Schweres Tragseil – schwere Arbeit

44 Tonnen Gewicht und 2.180 Meter Länge: Das sind die Maße des neuen Tragseils, auf welchem die Kabine fährt. „Zuerst mussten wir die Bobine mit dem gelieferten Seil bei der Talstation in Klosters sicher befestigen.

Danach konnte der Seilzug starten, der selbst nur drei Tage dauert“, schildert Tschibi den Ablauf. Das alte Seil wurde dafür mit dem  neuen Seil mit einer sogenannten Königsmuffe verbunden und zog dieses nun nach oben.
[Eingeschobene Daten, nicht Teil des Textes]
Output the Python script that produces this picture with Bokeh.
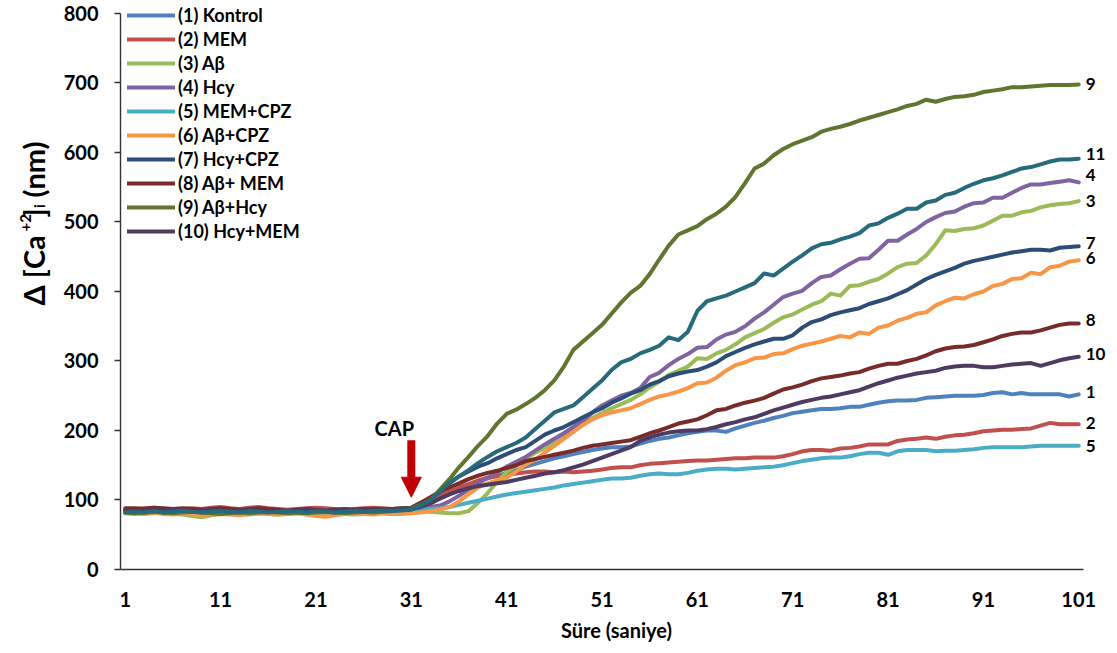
import math
from bokeh.plotting import figure
from bokeh.layouts import row
from bokeh.models import (Range1d, FixedTicker, Legend, LegendItem, Label,
                          Arrow, NormalHead)
from bokeh.core.properties import value
from bokeh.embed import file_html
from bokeh.resources import INLINE

# ---------------------------------------------------------------- data
seconds = list(range(1, 102))

kontrol = [82, 83, 84, 83, 85, 84, 83, 84, 85, 84,
           83, 84, 85, 84, 83, 84, 85, 84, 84, 85,
           84, 83, 84, 85, 85, 84, 85, 86, 85, 86,
           87, 93, 100, 106, 112, 117, 122, 127, 131, 135,
           139, 143, 148, 152, 156, 160, 163, 166, 169, 172,
           174, 176, 176, 177, 181, 185, 188, 190, 193, 196,
           198, 200, 200, 198, 203, 207, 211, 214, 218, 221,
           225, 227, 229, 231, 231, 232, 234, 234, 237, 240,
           242, 243, 243, 244, 247, 248, 249, 250, 250, 250,
           251, 254, 255, 252, 254, 252, 252, 252, 252, 249,
           252]

mem = [86, 87, 88, 89, 87, 86, 87, 88, 87, 89,
       90, 88, 87, 89, 90, 88, 87, 86, 87, 88,
       89, 88, 87, 86, 87, 88, 89, 88, 87, 88,
       88, 92, 98, 105, 112, 118, 123, 128, 132, 134,
       136, 138, 140, 141, 141, 140, 141, 140, 141, 142,
       144, 146, 147, 147, 150, 152, 153, 154, 155, 156,
       157, 157, 158, 159, 160, 160, 161, 161, 161, 163,
       166, 170, 172, 172, 171, 174, 175, 177, 180, 180,
       180, 185, 187, 188, 190, 188, 191, 193, 194, 196,
       199, 200, 201, 201, 202, 203, 207, 211, 209, 209,
       209]

abeta = [82, 81, 80, 81, 82, 80, 79, 77, 75, 78,
         80, 81, 80, 79, 81, 80, 79, 80, 81, 80,
         79, 80, 81, 80, 79, 80, 82, 81, 80, 82,
         83, 84, 83, 82, 81, 81, 84, 96, 110, 126,
         140, 150, 160, 168, 175, 182, 190, 200, 210, 218,
         225, 232, 238, 244, 252, 262, 270, 280, 286, 292,
         304, 303, 311, 316, 324, 334, 340, 346, 355, 363,
         367, 374, 381, 386, 397, 394, 408, 409, 414, 418,
         426, 435, 440, 441, 452, 468, 488, 487, 490, 491,
         495, 502, 509, 509, 514, 516, 521, 524, 526, 527,
         530]

hcy = [84, 85, 84, 86, 85, 84, 85, 86, 85, 84,
       85, 86, 87, 85, 84, 85, 86, 85, 84, 85,
       86, 85, 84, 85, 86, 85, 86, 87, 86, 87,
       88, 89, 90, 92, 98, 106, 115, 124, 132, 140,
       148, 155, 162, 171, 180, 188, 196, 205, 214, 226,
       236, 243, 250, 254, 261, 277, 283, 294, 303, 310,
       319, 320, 331, 338, 342, 350, 361, 370, 381, 392,
       397, 401, 412, 421, 423, 432, 440, 447, 448, 460,
       473, 473, 482, 490, 500, 507, 513, 515, 522, 527,
       528, 535, 535, 542, 549, 554, 554, 556, 558, 560,
       557]

mem_cpz = [83, 84, 83, 84, 85, 84, 83, 84, 85, 86,
           84, 83, 84, 85, 84, 83, 84, 85, 84, 85,
           86, 85, 84, 83, 84, 85, 84, 85, 86, 85,
           86, 86, 87, 88, 90, 93, 96, 99, 102, 105,
           108, 110, 112, 114, 116, 118, 121, 123, 125, 127,
           129, 131, 131, 132, 135, 137, 138, 137, 137, 139,
           142, 144, 145, 145, 144, 145, 146, 147, 148, 150,
           153, 156, 158, 160, 161, 161, 163, 166, 168, 168,
           165, 170, 172, 172, 172, 170, 171, 171, 172, 173,
           175, 176, 176, 176, 176, 177, 178, 178, 178, 178,
           178]

abeta_cpz = [81, 80, 81, 82, 80, 79, 81, 80, 78, 79,
             80, 79, 78, 80, 81, 80, 79, 80, 81, 79,
             77, 76, 78, 80, 81, 80, 79, 81, 80, 80,
             81, 82, 84, 86, 90, 98, 108, 118, 124, 128,
             132, 141, 151, 158, 168, 178, 188, 198, 208, 216,
             222, 226, 229, 232, 238, 244, 249, 252, 256, 261,
             268, 269, 276, 286, 294, 298, 304, 305, 310, 311,
             317, 322, 325, 328, 332, 336, 334, 341, 339, 348,
             351, 358, 362, 368, 370, 380, 386, 391, 390, 396,
             400, 408, 411, 418, 419, 427, 425, 435, 437, 443,
             445]

hcy_cpz = [84, 83, 84, 85, 84, 83, 85, 84, 83, 84,
           85, 84, 83, 84, 85, 84, 83, 84, 85, 84,
           83, 84, 85, 84, 85, 86, 85, 86, 87, 88,
           89, 96, 102, 112, 124, 134, 141, 148, 153, 160,
           166, 172, 176, 185, 194, 200, 205, 212, 219, 226,
           232, 240, 246, 253, 258, 266, 271, 278, 282, 285,
           287, 292, 298, 307, 313, 319, 324, 328, 332, 332,
           337, 348, 356, 360, 366, 370, 373, 376, 382, 386,
           390, 396, 402, 410, 418, 424, 429, 434, 440, 444,
           447, 450, 453, 456, 458, 460, 460, 459, 463, 464,
           465]

abeta_mem = [88, 88, 87, 89, 88, 87, 88, 87, 86, 87,
             88, 87, 86, 87, 88, 87, 86, 85, 86, 87,
             86, 85, 86, 87, 86, 87, 86, 87, 86, 87,
             88, 96, 104, 112, 118, 124, 130, 135, 139, 142,
             146, 150, 156, 159, 162, 165, 168, 171, 175, 178,
             180, 182, 184, 186, 191, 196, 200, 205, 210, 213,
             216, 222, 229, 231, 236, 240, 243, 247, 253, 259,
             262, 266, 271, 275, 277, 279, 282, 284, 289, 293,
             296, 296, 300, 303, 308, 314, 318, 320, 321, 323,
             327, 331, 336, 339, 341, 341, 344, 348, 352, 354,
             354]

abeta_hcy = [82, 81, 82, 83, 82, 81, 82, 83, 82, 81,
             80, 81, 82, 81, 82, 83, 82, 81, 82, 81,
             82, 83, 82, 81, 82, 83, 82, 83, 84, 86,
             88, 93, 100, 115, 130, 147, 162, 178, 192, 210,
             224, 230, 238, 247, 258, 272, 292, 316, 328, 340,
             352, 368, 384, 398, 408, 425, 446, 466, 482, 488,
             494, 504, 512, 522, 536, 556, 577, 584, 596, 605,
             612, 617, 622, 630, 634, 637, 641, 646, 650, 654,
             658, 662, 667, 670, 676, 673, 677, 680, 681, 683,
             687, 689, 691, 694, 694, 695, 696, 697, 697, 697,
             698]

hcy_mem = [85, 84, 85, 86, 85, 86, 85, 84, 85, 86,
           85, 84, 85, 86, 85, 84, 83, 84, 85, 86,
           85, 84, 85, 86, 85, 86, 87, 86, 85, 86,
           87, 90, 95, 102, 108, 113, 117, 120, 122, 124,
           126, 129, 132, 135, 138, 140, 143, 147, 151, 156,
           161, 166, 171, 176, 185, 190, 194, 197, 199, 200,
           200, 202, 205, 209, 212, 216, 219, 224, 229, 233,
           237, 241, 244, 247, 249, 252, 255, 258, 263, 268,
           272, 276, 279, 282, 284, 286, 290, 292, 293, 293,
           291, 291, 293, 295, 296, 297, 293, 297, 301, 304,
           306]

series_11 = [82, 83, 82, 84, 82, 83, 85, 83, 82, 83,
             84, 83, 82, 84, 83, 82, 83, 84, 83, 82,
             84, 83, 82, 83, 84, 83, 84, 85, 84, 85,
             86, 92, 100, 112, 125, 134, 143, 153, 162, 170,
             176, 182, 190, 202, 214, 226, 231, 236, 248, 260,
             272, 287, 298, 303, 311, 316, 322, 334, 330, 342,
             372, 386, 390, 394, 400, 406, 412, 426, 423, 433,
             443, 452, 462, 468, 470, 475, 479, 484, 495, 498,
             506, 512, 519, 519, 528, 531, 539, 542, 549, 555,
             560, 563, 567, 572, 577, 579, 583, 587, 590, 590,
             591]

series = [kontrol, mem, abeta, hcy, mem_cpz, abeta_cpz,
          hcy_cpz, abeta_mem, abeta_hcy, hcy_mem, series_11]
legend_names = ["(1) Kontrol", "(2) MEM", "(3) Aβ", "(4) Hcy",
                "(5) MEM+CPZ", "(6) Aβ+CPZ", "(7) Hcy+CPZ",
                "(8) Aβ+ MEM", "(9) Aβ+Hcy", "(10) Hcy+MEM"]
end_tags = ["1", "2", "3", "4", "5", "6", "7", "8", "9", "10", "11"]

x_ticks = [1, 11, 21, 31, 41, 51, 61, 71, 81, 91, 101]
y_ticks = [0, 100, 200, 300, 400, 500, 600, 700, 800]
CAP_AT = 31          # second at which CAP was applied

# ---------------------------------------------------------------- style
colors = ["#4F81BD", "#C0504D", "#9BBB59", "#8064A2", "#4BACC6",
          "#F79646", "#2C4D75", "#772C2A", "#5F7530", "#4D3B62",
          "#276A7C"]
tag_nudge = [-2, -1, 0, -7, 0, -2, -3, -3, 0, -3, -5]   # px, end tags
FONT = "Lato"
INK = "#000000"
W, H = 1117, 653
TITLE_W = 60          # strip that carries the rotated y-axis title

p = figure(width=W - TITLE_W, height=H, output_backend="svg",
           toolbar_location=None,
           x_range=Range1d(0.5, 104.54), y_range=Range1d(0, 818.7),
           min_border_left=120 - TITLE_W, min_border_right=5,
           min_border_top=0, min_border_bottom=84)
p.outline_line_color = None
p.xgrid.visible = False
p.ygrid.visible = False
p.background_fill_color = "white"
p.border_fill_color = "white"

renderers = []
for vals, col in zip(series, colors):
    r = p.line(seconds, vals, line_color=col, line_width=4,
               line_join="round", line_cap="round")
    renderers.append(r)

# series numbers at the right end of each trace
p.text(x=[seconds[-1]] * len(series), y=[s[-1] for s in series],
       text=end_tags, x_offset=7, y_offset=tag_nudge,
       text_font=value(FONT), text_font_style="bold",
       text_font_size="17px", text_color=INK,
       text_align="left", text_baseline="middle")

# axes
for ax in (p.xaxis[0], p.yaxis[0]):
    ax.axis_line_color = "#333333"
    ax.axis_line_width = 1.4
    ax.major_tick_line_color = "#333333"
    ax.major_tick_line_width = 1.4
    ax.minor_tick_line_color = None
    ax.major_tick_in = 0
    ax.major_label_text_font = FONT
    ax.major_label_text_font_style = "bold"
    ax.major_label_text_font_size = "20px"
    ax.major_label_text_color = INK

p.xaxis.ticker = FixedTicker(ticks=x_ticks)
p.xaxis.bounds = (0.5, 101.5)
p.xaxis.major_tick_out = 0
p.xaxis.major_label_standoff = 22
p.xaxis.axis_label = "Süre (saniye)"
p.xaxis.axis_label_text_font = FONT
p.xaxis.axis_label_text_font_style = "bold"
p.xaxis.axis_label_text_font_size = "20px"
p.xaxis.axis_label_text_color = INK
p.xaxis.axis_label_standoff = 8

p.yaxis.ticker = FixedTicker(ticks=y_ticks)
p.yaxis.bounds = (0, 800)
p.yaxis.major_tick_out = 6
p.yaxis.major_label_standoff = 16

# CAP marker
p.add_layout(Label(x=CAP_AT, y=204, text="CAP", x_offset=-17,
                   text_font=FONT, text_font_style="bold",
                   text_font_size="20px", text_color=INK,
                   text_align="center", text_baseline="middle"))
p.add_layout(Arrow(x_start=CAP_AT, y_start=186, x_end=CAP_AT, y_end=104,
                   line_color="#C00000", line_width=8,
                   end=NormalHead(size=20, fill_color="#C00000",
                                  line_color="#C00000", line_width=1)))

# legend
legend = Legend(items=[LegendItem(label=n, renderers=[r])
                       for n, r in zip(legend_names, renderers[:10])],
                location=(7, 327), orientation="vertical",
                glyph_width=48, glyph_height=18, label_height=22,
                label_standoff=3, spacing=2, padding=0, margin=0,
                background_fill_alpha=0, border_line_color=None,
                label_text_font=FONT, label_text_font_style="bold",
                label_text_font_size="18px", label_text_color=INK)
p.add_layout(legend)

# ------------------------------------------- rotated y-axis title strip
# no axes at all, so the frame fills the strip and 1 unit == 1 px
t = figure(width=TITLE_W, height=H, output_backend="svg",
           toolbar_location=None,
           x_axis_location=None, y_axis_location=None,
           x_range=Range1d(0, TITLE_W), y_range=Range1d(0, H),
           min_border=0)
t.grid.visible = False
t.outline_line_color = None
t.background_fill_color = "white"
t.border_fill_color = "white"

# Δ [Ca+2]i (nm): main text, raised "+2", lowered "i".
# Each piece: text, font px, baseline shift (px), start height (px from top)
pieces = [("Δ [Ca", 29, 0, 350), ("+2", 15, -8, 265), ("]", 29, 0, 249),
          ("i", 15, 5, 238), ("(nm)", 29, 0, 226)]
base_x = 33
for txt, size, shift, top_px in pieces:
    t.text(x=[base_x + shift], y=[H - top_px], text=[txt],
           angle=math.pi / 2,
           text_font=value(FONT), text_font_style="bold",
           text_font_size=f"{size}px", text_color=INK,
           text_align="left", text_baseline="alphabetic")

layout = row(t, p)
open("out.html", "w").write(file_html(layout, INLINE))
Damit der schwere Strang zum Berg nicht den Boden berührt, wurde es in regelmäßigen Abständen mit Hilfsrollen an das zweite Tragseil (Tragseil B) angehängt.

Das Seil wird „gemolken“

Stück für Stück zogen fünf Monteure von INAUEN-SCHÄTTI das neue Seil mit speziellen Maschinen auf den Gotschnaboden. Ihnen arbeiteten die Mitarbeitenden von Davos Klosters Mountains zu. Das stückweise Hochziehen wird auch „melken“ genannt.

Die sogenannte „Melkmaschine“ ist ein Wagen, 55 Meter über dem Boden. Mit ihr fuhren die Monteure bis zur Stütze, befestigten dort das Seil mit einer Klemme und zogen dieses ein Stück hoch.
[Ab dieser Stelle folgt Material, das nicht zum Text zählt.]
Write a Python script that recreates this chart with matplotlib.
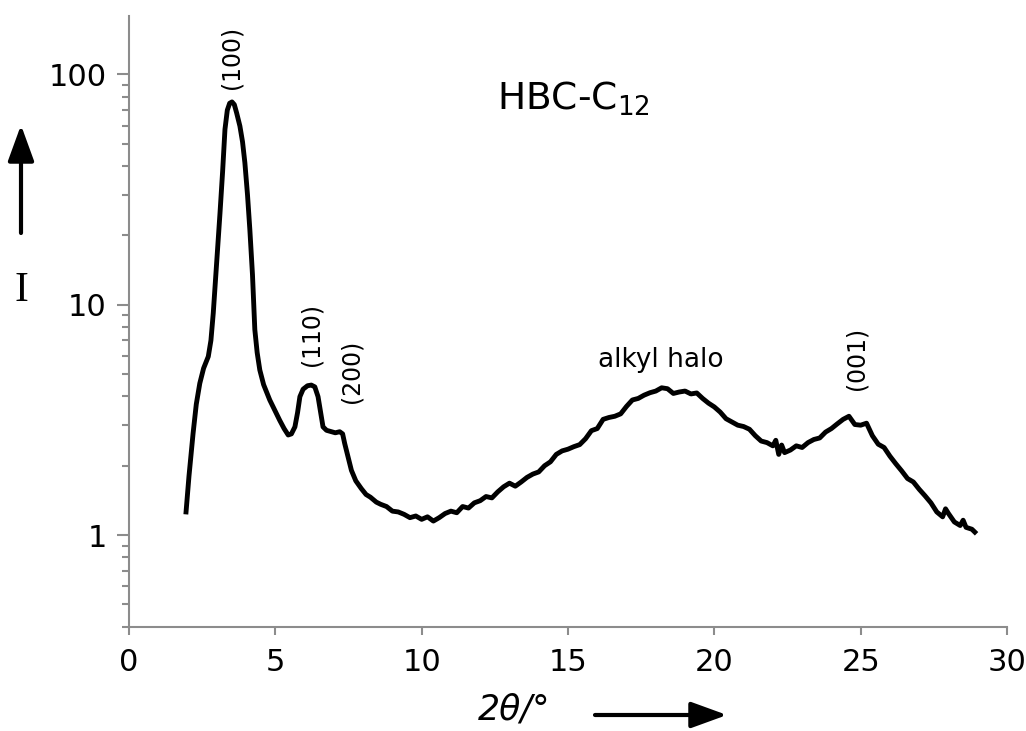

Die Arbeit benötigte viel Zeit, denn das schwere Seil durfte zu keinem Moment losgelassen werden. Pro Meter wiegt das Stahlseil 18,1 Kilogramm. Ganze 28-mal fuhr der Wagen über Tage hin und her, bis das Seil die Bergstation – rund 500 Höhenmeter vom Tal entfernt – erreicht hat.

Das Team

war mit der „Melkmaschine“ unterwegs, um das neue Tragseil für die Gotschnabahn zu montieren. © Davos Klosters Mountains

Reserveseil & Spanngewicht

Die Arbeiten waren damit aber noch nicht abgeschlossen. Das neue Seil wurde bei der Bergstation über eine große Rolle, den sogenannten Poller gezogen und dort fixiert.

Für diesen letzten Zug setzten die Monteure einen 90 Tonnen schweren Flaschenzug ein. Auf der Rolle befinden sich nun 200 Meter Reserveseil. Diese Reserve wird alle zwölf Jahre gebraucht, wenn das Seil 20 Meter talwärts verschoben wird.

Dadurch können stärker belastete Stellen bei den Satteln der Stützen kontrolliert und entlastet werden. Zuletzt wurde das Seil gespannt. Dafür befestigte INAUEN-SCHÄTTI an den unteren Enden der beiden Tragseile mit einem Verbindungsstück ein Spanngewicht von 170 Tonnen.

Je nach Spannung der beiden Seile hängt dieses Spanngewicht aus Beton etwas höher oder tiefer. Danach wurde die zweite Kabine der Luftseilbahn eingehängt und eine externe Sicherheitskontrolle durchgeführt.

Das alte Seil wurde dagegen nach 36 Jahren hinter der Bergstation zu Rollen aufgewickelt und mit einem Brennschneider abgetrennt. Die portionierten Rollen von drei Tonnen wurden auf einem Lastwagen über das holprige Gelände zurück ins Tal gebracht, wo es entsorgt wurde.

Und so konnte die Gotschnabahn rechtzeitig für die Sommersaison in Betrieb gehen.

Zeitrahmen eingehalten

„Wir halten Termine ein und machen gute Arbeit – auch wenn Aufträge überraschend kommen und wir sehr flexibel und kurzfristig reagieren müssen“, resümiert daher Reto Degen von INAUENSCHÄTTI.

Eine Einschätzung, die das Skigebiet Davos Klosters teilt: Die Seilwechsel für die zweite Sektion der Gotschnabahn sind für 2024 bereits geplant.